■ What needs to be done
Return each line of the data below exactly, omitting any pictures.

■ Collected data
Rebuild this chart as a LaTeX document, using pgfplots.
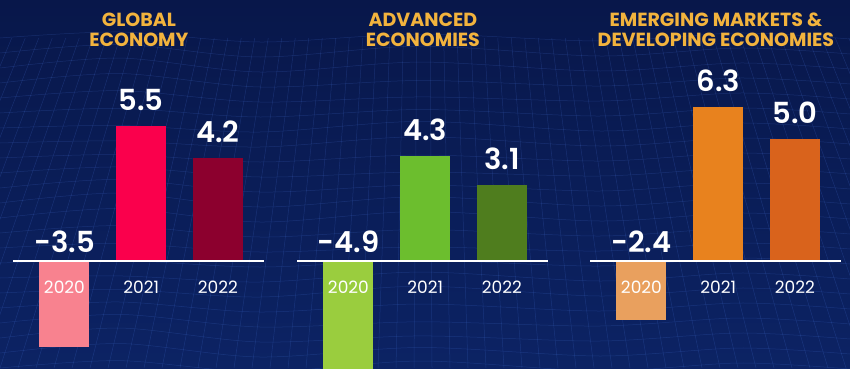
\documentclass[border=0pt]{standalone}
\usepackage{pgfplots}
\pgfplotsset{compat=1.18}
\usepackage{fontspec}
\newfontfamily\pop{Poppins}
\newfontfamily\popsb{Poppins SemiBold}
\definecolor{bgtop}{HTML}{08174A}
\definecolor{bgbot}{HTML}{0C2364}
\definecolor{mesh}{HTML}{4A78E0}
\definecolor{gold}{HTML}{F2B33D}
\definecolor{gA}{HTML}{F8828F}
\definecolor{gB}{HTML}{FA004C}
\definecolor{gC}{HTML}{8C002E}
\definecolor{aA}{HTML}{9ACD3E}
\definecolor{aB}{HTML}{6CBE2E}
\definecolor{aC}{HTML}{4F7D1E}
\definecolor{eA}{HTML}{E9A05E}
\definecolor{eB}{HTML}{E8821E}
\definecolor{eC}{HTML}{D9631C}
\tikzset{ttl/.style={align=center, text=gold, font=\pop\bfseries\fontsize{19}{19.5}\selectfont}}
\pgfplotsset{
  grp/.style={
    anchor=south west, scale only axis, width=251pt, height=368pt,
    xmin=-0.67, xmax=2.6, ymin=-4.367, ymax=10.653,
    axis x line=middle, axis y line=none,
    x axis line style={white, line width=1.3pt, -},
    xtick={0,1,2}, xticklabels={2020,2021,2022},
    major tick length=0pt, ytick=\empty,
    xticklabel style={font=\pop\fontsize{17}{18}\selectfont, text=white, anchor=north, inner sep=0pt, yshift=-20pt},
    axis on top, clip=true,
    every axis plot/.append style={ybar, bar width=50pt, bar shift=0pt, draw=none},
    nodes near coords style={font=\popsb\fontsize{29}{32}\selectfont, text=white, anchor=south, inner sep=0pt},
  },
  val/.style={nodes near coords, point meta=explicit symbolic, nodes near coords style={yshift=15pt}},
  neg/.style={fill=none, draw=none, nodes near coords, point meta=explicit symbolic, nodes near coords style={yshift=8pt}},
}
\begin{document}
\begin{tikzpicture}[x=1pt,y=1pt]
\shade[top color=bgtop, bottom color=bgbot] (0,0) rectangle (850,368);
% faint wireframe texture
\begin{scope}[draw=mesh, opacity=0.22, line width=0.5pt]
\foreach \k in {0,...,22} {
  \draw[smooth] plot coordinates {(0,{330-\k*15}) (120,{336-\k*15+4*sin(\k*40)}) (260,{326-\k*15}) (420,{334-\k*15+3*sin(\k*70)}) (600,{327-\k*15}) (740,{335-\k*15}) (850,{329-\k*15})};
}
\foreach \k in {-20,...,60} {
  \draw ({\k*18},0) -- ({425+(\k*18-425)*0.75},330);
}
\end{scope}
% Global economy
\begin{axis}[grp, at={(13pt,0pt)}]
\addplot[fill=gA] coordinates {(0,-3.5)};
\addplot[fill=gB, val] coordinates {(1,5.5) [5.5]};
\addplot[fill=gC, val] coordinates {(2,4.2) [4.2]};
\addplot[neg] coordinates {(0,0) [-3.5]};
\node[ttl] at (axis cs:0.97,9.43) {GLOBAL\\ECONOMY};
\end{axis}
% Advanced economies
\begin{axis}[grp, at={(297pt,0pt)}]
\addplot[fill=aA] coordinates {(0,-4.9)};
\addplot[fill=aB, val] coordinates {(1,4.3) [4.3]};
\addplot[fill=aC, val] coordinates {(2,3.1) [3.1]};
\addplot[neg] coordinates {(0,0) [-4.9]};
\node[ttl] at (axis cs:0.97,9.43) {ADVANCED\\ECONOMIES};
\end{axis}
% Emerging markets
\begin{axis}[grp, at={(590pt,0pt)}]
\addplot[fill=eA] coordinates {(0,-2.4)};
\addplot[fill=eB, val] coordinates {(1,6.3) [6.3]};
\addplot[fill=eC, val] coordinates {(2,5.0) [5.0]};
\addplot[neg] coordinates {(0,0) [-2.4]};
\node[ttl] at (axis cs:0.97,9.43) {EMERGING MARKETS \&\\DEVELOPING ECONOMIES};
\end{axis}
\pgfresetboundingbox
\path[use as bounding box] (0,0) rectangle (850,368);
\end{tikzpicture}
\end{document}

■ Exercise solution
Rebuild this chart as a LaTeX document, using pgfplots.
\documentclass[border=0pt]{standalone}
\usepackage{pgfplots}
\pgfplotsset{compat=1.18}
\usepackage{fontspec}
\newfontfamily\pop{Poppins}
\newfontfamily\popsb{Poppins SemiBold}
\definecolor{bgtop}{HTML}{08174A}
\definecolor{bgbot}{HTML}{0C2364}
\definecolor{mesh}{HTML}{4A78E0}
\definecolor{gold}{HTML}{F2B33D}
\definecolor{gA}{HTML}{F8828F}
\definecolor{gB}{HTML}{FA004C}
\definecolor{gC}{HTML}{8C002E}
\definecolor{aA}{HTML}{9ACD3E}
\definecolor{aB}{HTML}{6CBE2E}
\definecolor{aC}{HTML}{4F7D1E}
\definecolor{eA}{HTML}{E9A05E}
\definecolor{eB}{HTML}{E8821E}
\definecolor{eC}{HTML}{D9631C}
\tikzset{ttl/.style={align=center, text=gold, font=\pop\bfseries\fontsize{19}{19.5}\selectfont}}
\pgfplotsset{
  grp/.style={
    anchor=south west, scale only axis, width=251pt, height=368pt,
    xmin=-0.67, xmax=2.6, ymin=-4.367, ymax=10.653,
    axis x line=middle, axis y line=none,
    x axis line style={white, line width=1.3pt, -},
    xtick={0,1,2}, xticklabels={2020,2021,2022},
    major tick length=0pt, ytick=\empty,
    xticklabel style={font=\pop\fontsize{17}{18}\selectfont, text=white, anchor=north, inner sep=0pt, yshift=-20pt},
    axis on top, clip=true,
    every axis plot/.append style={ybar, bar width=50pt, bar shift=0pt, draw=none},
    nodes near coords style={font=\popsb\fontsize{29}{32}\selectfont, text=white, anchor=south, inner sep=0pt},
  },
  val/.style={nodes near coords, point meta=explicit symbolic, nodes near coords style={yshift=15pt}},
  neg/.style={fill=none, draw=none, nodes near coords, point meta=explicit symbolic, nodes near coords style={yshift=8pt}},
}
\begin{document}
\begin{tikzpicture}[x=1pt,y=1pt]
\shade[top color=bgtop, bottom color=bgbot] (0,0) rectangle (850,368);
% faint wireframe texture
\begin{scope}[draw=mesh, opacity=0.22, line width=0.5pt]
\foreach \k in {0,...,22} {
  \draw[smooth] plot coordinates {(0,{330-\k*15}) (120,{336-\k*15+4*sin(\k*40)}) (260,{326-\k*15}) (420,{334-\k*15+3*sin(\k*70)}) (600,{327-\k*15}) (740,{335-\k*15}) (850,{329-\k*15})};
}
\foreach \k in {-20,...,60} {
  \draw ({\k*18},0) -- ({425+(\k*18-425)*0.75},330);
}
\end{scope}
% Global economy
\begin{axis}[grp, at={(13pt,0pt)}]
\addplot[fill=gA] coordinates {(0,-3.5)};
\addplot[fill=gB, val] coordinates {(1,5.5) [5.5]};
\addplot[fill=gC, val] coordinates {(2,4.2) [4.2]};
\addplot[neg] coordinates {(0,0) [-3.5]};
\node[ttl] at (axis cs:0.97,9.43) {GLOBAL\\ECONOMY};
\end{axis}
% Advanced economies
\begin{axis}[grp, at={(297pt,0pt)}]
\addplot[fill=aA] coordinates {(0,-4.9)};
\addplot[fill=aB, val] coordinates {(1,4.3) [4.3]};
\addplot[fill=aC, val] coordinates {(2,3.1) [3.1]};
\addplot[neg] coordinates {(0,0) [-4.9]};
\node[ttl] at (axis cs:0.97,9.43) {ADVANCED\\ECONOMIES};
\end{axis}
% Emerging markets
\begin{axis}[grp, at={(590pt,0pt)}]
\addplot[fill=eA] coordinates {(0,-2.4)};
\addplot[fill=eB, val] coordinates {(1,6.3) [6.3]};
\addplot[fill=eC, val] coordinates {(2,5.0) [5.0]};
\addplot[neg] coordinates {(0,0) [-2.4]};
\node[ttl] at (axis cs:0.97,9.43) {EMERGING MARKETS \&\\DEVELOPING ECONOMIES};
\end{axis}
\pgfresetboundingbox
\path[use as bounding box] (0,0) rectangle (850,368);
\end{tikzpicture}
\end{document}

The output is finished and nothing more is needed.